Federal Reserve Cuts Interest Rates Amid Economic Concerns
The U.S. Federal Reserve lowered its key interest rate for the first time since December. The Federal Open Market Committee voted to reduce the benchmark fed funds rate by 0.25 percentage points. The new range is 4% to 4.25%, the lowest since December 2022.
Fed officials signaled that two more rate cuts could follow this year. They project the rate to fall to 3.5% to 3.75% by December, a larger reduction than expected in June.
The decision passed with 11 votes in favor and one dissent. Stephen Miran, a recent appointee, called for a larger half-point cut. The split highlights the Fed’s challenge: lowering rates may boost hiring, but higher rates help control inflation above the 2% target.
Political Pressure and Economic Risks
Federal Reserve officials warned that President Donald Trump’s trade tariffs are slowing economic growth. They said tariffs could increase unemployment, forcing the Fed to balance inflation control with job stability.
President Trump demanded steeper rate cuts, up to three percentage points. He also tried to remove Fed Governor Lisa Cook, who voted for the quarter-point cut. This political tension adds uncertainty to the economic outlook.
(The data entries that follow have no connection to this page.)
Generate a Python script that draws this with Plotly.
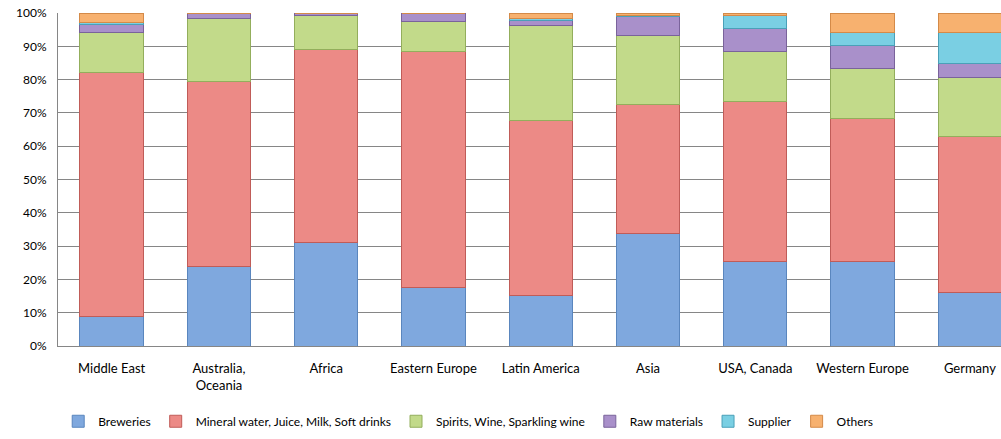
import plotly.graph_objects as go

regions = ["Middle East", "Australia,<br>Oceania", "Africa", "Eastern Europe", "Latin America",
           "Asia", "USA, Canada", "Western Europe", "Germany"]

breweries = [9.0, 24.0, 31.0, 17.7, 15.2, 33.8, 25.4, 25.4, 16.0]
mineral   = [73.0, 55.5, 58.0, 70.6, 52.6, 38.7, 47.9, 42.9, 46.8]
spirits   = [12.0, 19.0, 10.3, 9.2, 28.5, 20.8, 15.0, 15.0, 17.8]
raw       = [2.5, 1.5, 0.7, 2.5, 1.5, 5.7, 7.0, 6.8, 4.2]
supplier  = [0.5, 0.0, 0.0, 0.0, 0.7, 0.3, 4.0, 3.9, 9.2]
others    = [3.0, 0.0, 0.0, 0.0, 1.5, 0.7, 0.7, 6.0, 6.0]

y_tick_values = [0, 10, 20, 30, 40, 50, 60, 70, 80, 90, 100]
y_tick_labels = ["0%", "10%", "20%", "30%", "40%", "50%", "60%", "70%", "80%", "90%", "100%"]

series = [
    ("Breweries", breweries, "#7FA8DE", "#5A86BE"),
    ("Mineral water, Juice, Milk, Soft drinks", mineral, "#EC8A86", "#C05C58"),
    ("Spirits, Wine, Sparkling wine", spirits, "#C2DA8A", "#93AE5C"),
    ("Raw materials", raw, "#A990CA", "#7A639B"),
    ("Supplier", supplier, "#7ACFE3", "#4AA0B8"),
    ("Others", others, "#F7B16F", "#D48A48"),
]

FONT = "Lato, sans-serif"

fig = go.Figure()
for name, vals, col, edge in series:
    fig.add_trace(go.Bar(
        x=list(range(len(regions))), y=vals, name=name,
        marker=dict(color=col, line=dict(color=edge, width=1)),
    ))

fig.update_layout(
    barmode="stack",
    bargap=0.41,
    width=1001, height=439,
    margin=dict(l=58, r=0, t=13, b=93),
    paper_bgcolor="white", plot_bgcolor="white",
    font=dict(family=FONT, size=13, color="#000000"),
    legend=dict(orientation="h", x=0.435, xanchor="center", y=-0.226, yanchor="middle",
                font=dict(family=FONT, size=12), itemwidth=30, traceorder="normal"),
    xaxis=dict(
        tickmode="array", tickvals=list(range(len(regions))), ticktext=regions,
        range=[-0.5, 8.29], showgrid=False, showline=True, linecolor="#868686", linewidth=1,
        ticks="", tickfont=dict(family=FONT, size=13), ticklabelstandoff=10,
    ),
    yaxis=dict(
        range=[0, 100], tickmode="array", tickvals=y_tick_values, ticktext=y_tick_labels,
        showgrid=True, gridcolor="#868686", gridwidth=1,
        showline=True, linecolor="#868686", linewidth=1, zeroline=False,
        ticks="", tickfont=dict(family=FONT, size=12), ticklabelstandoff=8,
    ),
)

fig.write_html("out.html")
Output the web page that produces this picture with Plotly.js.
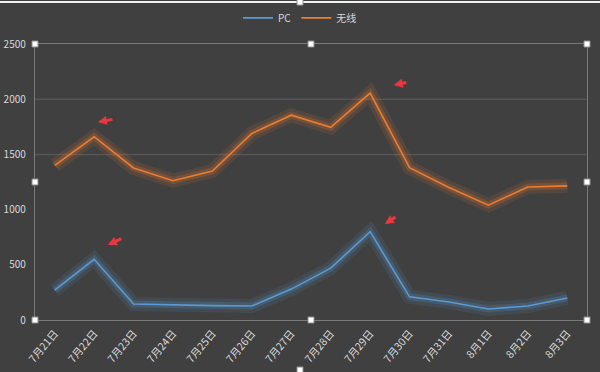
<!DOCTYPE html>
<html><head><meta charset="utf-8">
<script src="https://cdn.plot.ly/plotly-3.0.1.min.js"></script>
<style>html,body{margin:0;padding:0;background:#404040;}#c{width:600px;height:372px;}</style>
</head><body><div id="c"></div>
<script>
const dates = ['7月21日','7月22日','7月23日','7月24日','7月25日','7月26日','7月27日','7月28日','7月29日','7月30日','7月31日','8月1日','8月2日','8月3日'];
const pcValues = [270, 550, 145, 136, 130, 127, 280, 470, 800, 210, 163, 100, 127, 200];
const wirelessValues = [1400, 1660, 1377, 1262, 1350, 1690, 1855, 1745, 2055, 1380, 1200, 1040, 1205, 1215];
const seriesNames = ['PC', '无线'];
const yTicks = [0, 500, 1000, 1500, 2000, 2500];
const gridVals = [1500, 2000];

const blue = '#5b9bd5', orange = '#ed7d31';
function glow(y, color, w, op) {
  return {x: dates, y: y, type: 'scatter', mode: 'lines', showlegend: false, hoverinfo: 'skip',
    line: {color: color, width: w}, opacity: op};
}
const traces = [
  glow(pcValues, blue, 14, 0.12), glow(wirelessValues, orange, 14, 0.12),
  glow(pcValues, blue, 7, 0.2), glow(wirelessValues, orange, 7, 0.2),
  {x: dates, y: pcValues, name: seriesNames[0], type: 'scatter', mode: 'lines', line: {color: blue, width: 1.6}},
  {x: dates, y: wirelessValues, name: seriesNames[1], type: 'scatter', mode: 'lines', line: {color: orange, width: 1.6}}
];

const shapes = gridVals.map(v => ({type: 'line', xref: 'paper', yref: 'y', x0: 0, x1: 1, y0: v, y1: v,
  line: {color: '#555555', width: 1.5}, layer: 'below'}));
shapes.push({type: 'line', xref: 'paper', yref: 'paper', x0: -0.08, x1: 1.03, y0: 1.152, y1: 1.152, line: {color: '#f2f2f2', width: 2}});
function handle(px, py) {
  return {type: 'rect', xref: 'paper', yref: 'paper', x0: px - 3/552, x1: px + 3/552, y0: py - 3/276, y1: py + 3/276,
    fillcolor: '#ffffff', line: {color: '#8c8c8c', width: 1}};
}
[[0,1],[0.5,1],[1,1],[0,0.5],[1,0.5],[0,0],[0.5,0],[1,0]].forEach(p => shapes.push(handle(p[0], p[1])));
shapes.push(handle(265/552, 1.152));
shapes.push(handle(265/552, -50/276));

const arrow = (x, y, ax, ay) => ({xref: 'paper', yref: 'paper', x: x, y: y, ax: ax, ay: ay, text: '',
  showarrow: true, arrowcolor: '#e8383d', arrowwidth: 3, arrowhead: 2, arrowsize: 0.6});
const annotations = [
  arrow(0.114, 0.717, 16, -3),
  arrow(0.132, 0.272, 15, -7),
  arrow(0.650, 0.851, 14, -3),
  arrow(0.634, 0.348, 12, -8)
];

const layout = {
  width: 600, height: 372,
  paper_bgcolor: '#404040', plot_bgcolor: '#404040',
  margin: {l: 35, r: 13, t: 44, b: 52},
  font: {family: '"Noto Sans CJK SC", "DejaVu Sans", sans-serif', color: '#d9d9d9', size: 10},
  showlegend: true,
  legend: {orientation: 'h', x: 0.5, xanchor: 'center', xref: 'container', y: 0.952, yanchor: 'middle', yref: 'container',
    font: {size: 10, color: '#d9d9d9'}, bgcolor: 'rgba(0,0,0,0)'},
  xaxis: {type: 'category', tickangle: -50, showgrid: false, zeroline: false,
    showline: true, linecolor: '#7a7a7a', linewidth: 1.2, mirror: true, ticks: '',
    tickfont: {size: 10.5, color: '#d9d9d9'}, range: [-0.5, 13.5], ticklabelstandoff: 2},
  yaxis: {range: [0, 2500], tickvals: yTicks, showgrid: false, zeroline: false,
    showline: true, linecolor: '#7a7a7a', linewidth: 1.2, mirror: true, ticks: '',
    tickfont: {size: 10, color: '#d9d9d9'}, ticklabelstandoff: 6},
  shapes: shapes,
  annotations: annotations
};
Plotly.newPlot('c', traces, layout, {staticPlot: true});
</script></body></html>
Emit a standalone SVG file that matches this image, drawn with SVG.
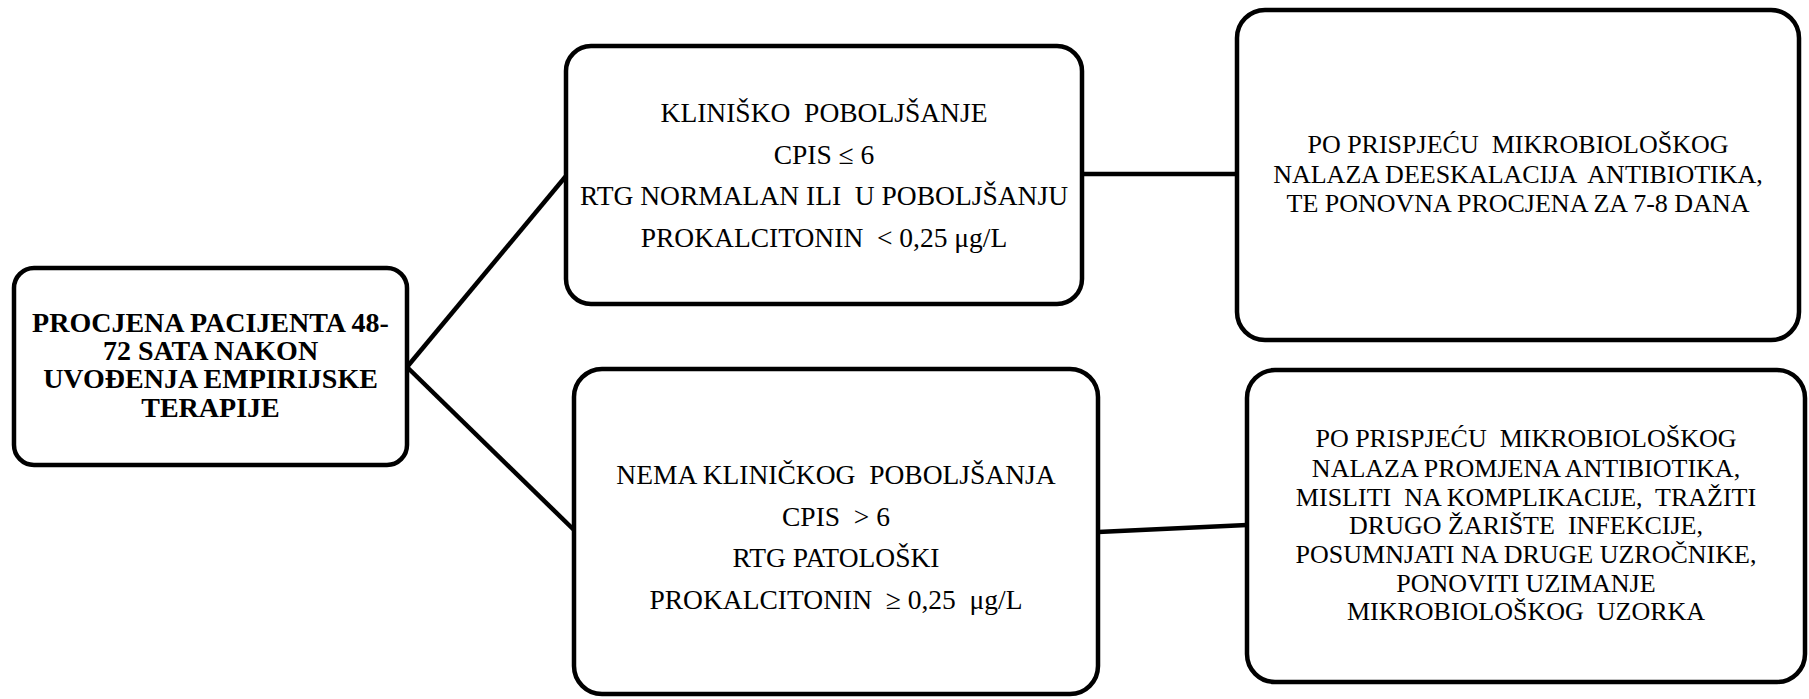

For crypto markets, the mix of trade tensions and political interference may increase volatility. This environment could strengthen Bitcoin’s role as a hedge against economic instability.
Impact on Cryptocurrency Markets
Lower U.S. interest rates could boost the digital asset market. A weaker dollar and cheaper borrowing costs often lead investors to seek alternative assets like Bitcoin and other cryptocurrencies.
With two more rate cuts expected this year, liquidity may rise. This could increase demand for risk assets and support stronger institutional inflows into crypto. The Fed’s shift may set the stage for renewed price rallies in digital currencies.